Given this history, the decision to elevate him to national hero status has struck many as an attempt to rewrite or sanitize the past. For families of victims, the honour feels like an erasure of their suffering. One activist, Bedjo Untung, who was imprisoned without trial for nearly a decade after the 1965 purges, spoke of the shock, anger, and lingering trauma that the announcement triggered. For survivors, the pain is not distant history – it is a daily reminder of lives upended and families shattered.

Human rights advocates have expressed similar alarm. Amnesty International criticized the move as a distortion of historical truth, while Human Rights Watch warned that the award reflects a growing trend of impunity. Andreas Harsono, the organization’s Indonesia researcher, argued that the failure to hold Suharto and his generals accountable paved the way for the whitewashing now taking place under Prabowo.

There is also a political dimension that critics say is impossible to ignore. Prabowo’s presidency has already seen the military take on expanded roles in areas traditionally reserved for civilians. Observers worry that this signals a drift back toward Suharto-era militarism – a concern amplified by the symbolic weight of the new national hero designation.

Meanwhile, Suharto’s defenders maintain that the honour is justified. His daughter, Siti Hardijanti Rukmana, said nothing was being concealed and expressed gratitude for the recognition. In regions such as Kemusuk, Suharto’s birthplace, his image remains woven into local identity. Museums, memorabilia, and souvenirs celebrate him as a strong leader who guided Indonesia through turbulent times.

Siti Hardijanti Rukmana, Suharto’s daughter | Image Credit: detikcom

This split reflects a broader reality: discussion of Suharto’s legacy remains sensitive, sometimes taboo, and clouded by bitterly competing narratives. Indonesia has made significant democratic gains since 1998, but its reckoning with the past has been incomplete, critics say. Transitional justice efforts have stalled, official apologies have been debated but never delivered, and textbooks often present sanitized versions of events. In that vacuum, different versions of history take root.

For many Indonesians, especially younger generations, Suharto is remembered as a symbol of order, stability, and economic progress. For others, he represents repression, violence, and a state that once turned against its own citizens. The new national hero title does not resolve this divide – if anything, it widens it.

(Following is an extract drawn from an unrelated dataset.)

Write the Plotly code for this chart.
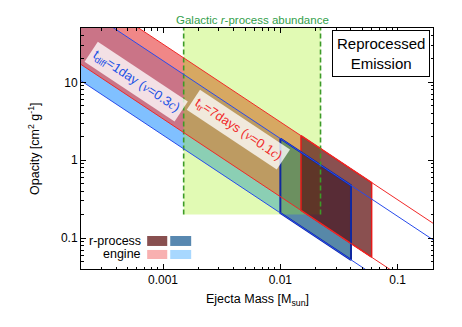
import numpy as np
import plotly.graph_objects as go

# ---------------- data ----------------
mass_range = [2e-4, 0.2]          # x-axis extent [Msun]
opacity_range = [0.04, 50]        # y-axis extent [cm^2 g^-1]

# kappa * M constants of the band edges (upper edge, lower edge)
tr7_kM = [0.031, 0.0034]          # t_tr = 7 days (v = 0.1c)   -> red
diff1_kM = [0.019, 0.0021]        # t_diff = 1 day (v = 0.3c)  -> blue

engine_red_mass = [2e-4, 0.015]
engine_blue_mass = [2e-4, 0.01]
rproc_red_mass = [0.015, 0.06]
rproc_blue_mass = [0.01, 0.04]

galactic_mass = [0.0015, 0.022]
galactic_kappa = [0.2, 50]

x_ticks = [0.001, 0.01, 0.1]
x_ticktext = ["0.001", "0.01", "0.1"]
y_ticks = [0.1, 1, 10]
y_ticktext = ["0.1", "1", "10"]

label_diff_pos = [5.9e-4, 10.4]
label_tr_pos = [4.37e-3, 2.49]

# ---------------- style ----------------
FONT = "Liberation Sans, Arial, sans-serif"
SERIF = "Liberation Serif"
c_light_blue = "rgb(128,192,255)"
c_light_red = "rgba(234,84,84,0.7)"
c_dark_blue = "rgba(16,85,131,0.7)"
c_green = "rgba(161,239,21,0.32)"
c_dark_red = "rgba(88,5,5,0.7)"
c_line_red = "rgb(240,40,40)"
c_line_blue = "rgb(40,75,235)"
c_border_blue = "rgb(16,40,160)"
c_border_red = "rgb(230,25,25)"
c_dash_green = "rgb(60,155,40)"

# page body has an 8px margin, so the figure is 8px smaller than the window
W, H = 454, 319
ML, MR, MT, MB = 73, 29, 20, 58


def band(masses, kM):
    m0, m1 = masses
    up, lo = kM
    xs = [m0, m1, m1, m0, m0]
    ys = [up / m0, up / m1, lo / m1, lo / m0, up / m0]
    return xs, ys


fig = go.Figure()

def poly(xs, ys, fill, line_color=None, line_width=0, dash=None):
    fig.add_trace(go.Scatter(
        x=xs, y=ys, mode="lines", fill="toself" if fill else "none",
        fillcolor=fill, hoverinfo="skip", showlegend=False,
        line=dict(color=line_color or "rgba(0,0,0,0)", width=line_width, dash=dash)))

# engine bands
xs, ys = band(engine_blue_mass, diff1_kM)
poly(xs, ys, c_light_blue)
xs, ys = band(engine_red_mass, tr7_kM)
poly(xs, ys, c_light_red)
# r-process blue fill
xs_b, ys_b = band(rproc_blue_mass, diff1_kM)
poly(xs_b, ys_b, c_dark_blue)
# galactic r-process abundance
gx = [galactic_mass[0], galactic_mass[1], galactic_mass[1], galactic_mass[0], galactic_mass[0]]
gy = [galactic_kappa[0], galactic_kappa[0], galactic_kappa[1], galactic_kappa[1], galactic_kappa[0]]
poly(gx, gy, c_green)
# r-process red
xs, ys = band(rproc_red_mass, tr7_kM)
poly(xs, ys, c_dark_red, c_border_red, 1.5)
# r-process blue border
poly(xs_b, ys_b, None, c_border_blue, 2)
# dashed limits
for m in galactic_mass:
    poly([m, m], galactic_kappa, None, c_dash_green, 1.6, "5px,3px")
# thin full-range lines
for k in tr7_kM:
    poly(mass_range, [k / m for m in mass_range], None, c_line_red, 1)
for k in diff1_kM:
    poly(mass_range, [k / m for m in mass_range], None, c_line_blue, 1)

# geometry for label angle
pw, ph = W - ML - MR, H - MT - MB
xdec = np.log10(mass_range[1] / mass_range[0])
ydec = np.log10(opacity_range[1] / opacity_range[0])
angle = float(np.degrees(np.arctan((ph / ydec) / (pw / xdec))))

def it(s):
    return f'<span style="font-family:{SERIF};font-style:italic">{s}</span>'

C = dict(xanchor="center", yanchor="middle", showarrow=False)
ann = []
ann.append(dict(x=np.log10(label_diff_pos[0]), y=np.log10(label_diff_pos[1]), xref="x", yref="y",
                text=f"t<sub>diff</sub>=1day ({it('v')}=0.3{it('c')})", textangle=angle,
                font=dict(family=FONT, size=13, color="rgb(25,80,230)"),
                bgcolor="rgba(255,255,255,0.78)", borderpad=3, **C))
ann.append(dict(x=np.log10(label_tr_pos[0]), y=np.log10(label_tr_pos[1]), xref="x", yref="y",
                text=f"t<sub>tr</sub>=7days ({it('v')}=0.1{it('c')})", textangle=angle,
                font=dict(family=FONT, size=13, color="rgb(240,40,40)"),
                bgcolor="rgba(255,255,255,0.78)", borderpad=3, **C))
ann.append(dict(x=0.852, y=0.893, xref="paper", yref="paper",
                text="Reprocessed<br>Emission", font=dict(family=FONT, size=15, color="black"),
                bgcolor="white", bordercolor="black", borderwidth=1, borderpad=4, **C))
ann.append(dict(x=float(np.mean(np.log10(galactic_mass))), y=1.034, xref="x", yref="paper",
                text="Galactic <i>r</i>-process abundance",
                font=dict(family=FONT, size=11.5, color="rgb(50,160,75)"), **C))
ann.append(dict(x=0.5, y=-0.129, xref="paper", yref="paper",
                text="Ejecta Mass [M<sub>sun</sub>]", font=dict(family=FONT, size=12.5, color="black"), **C))
ann.append(dict(x=-0.135, y=0.5, xref="paper", yref="paper", textangle=-90,
                text="Opacity [cm<sup>2</sup> g<sup>-1</sup>]", font=dict(family=FONT, size=12.5, color="black"), **C))
# legend
ann.append(dict(x=0.1767, y=0.1163, xref="paper", yref="paper", xanchor="right", yanchor="middle",
                showarrow=False, text="r-process", font=dict(family=FONT, size=12.5, color="black")))
ann.append(dict(x=0.1767, y=0.0602, xref="paper", yref="paper", xanchor="right", yanchor="middle",
                showarrow=False, text="engine", font=dict(family=FONT, size=12.5, color="black")))

shapes = []
sw = [("rgb(136,80,80)", 0.188, 0.245, 0.0956, 0.137),
      ("rgb(88,136,176)", 0.2535, 0.313, 0.0956, 0.137),
      ("rgb(248,176,176)", 0.188, 0.245, 0.0415, 0.079),
      ("rgb(168,216,255)", 0.2535, 0.313, 0.0415, 0.079)]
for col, x0, x1, y0, y1 in sw:
    shapes.append(dict(type="rect", xref="paper", yref="paper", x0=x0, x1=x1, y0=y0, y1=y1,
                       fillcolor=col, line=dict(width=0)))

minor_x = [d * 10.0 ** e for e in range(-4, 0) for d in range(2, 10)]
minor_y = [d * 10.0 ** e for e in range(-2, 2) for d in range(2, 10)]

axis_common = dict(type="log", showline=True, linecolor="black", linewidth=1, mirror="allticks",
                   ticks="inside", ticklen=5, tickcolor="black", tickwidth=1, showgrid=False,
                   zeroline=False, tickfont=dict(family=FONT, size=12, color="black"))

fig.update_layout(
    width=W, height=H, margin=dict(l=ML, r=MR, t=MT, b=MB),
    plot_bgcolor="white", paper_bgcolor="white", showlegend=False,
    xaxis=dict(range=[np.log10(mass_range[0]), np.log10(mass_range[1])], tickmode="array",
               tickvals=x_ticks, ticktext=x_ticktext,
               minor=dict(ticks="inside", ticklen=2.5, tickcolor="black", tickmode="array",
                          tickvals=minor_x, showgrid=False), **axis_common),
    yaxis=dict(range=[np.log10(opacity_range[0]), np.log10(opacity_range[1])], tickmode="array",
               tickvals=y_ticks, ticktext=y_ticktext,
               minor=dict(ticks="inside", ticklen=2.5, tickcolor="black", tickmode="array",
                          tickvals=minor_y, showgrid=False), **axis_common),
    annotations=ann, shapes=shapes,
)

fig.write_html("out.html")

As Indonesia wrestles with the meaning of this decision (and deals with the backlash), the question remains: what does it say about the country’s present that it is re-elevating a figure synonymous with one of its darkest periods? The answer depends on where one stands. But for survivors and families of victims, one truth is beyond dispute: justice was never served, and the wounds left by Suharto’s rule have never closed.

The debate over his legacy is far from over. And with this latest move, Indonesia now finds itself confronting not only the past, but the story it chooses to tell about itself in the years ahead.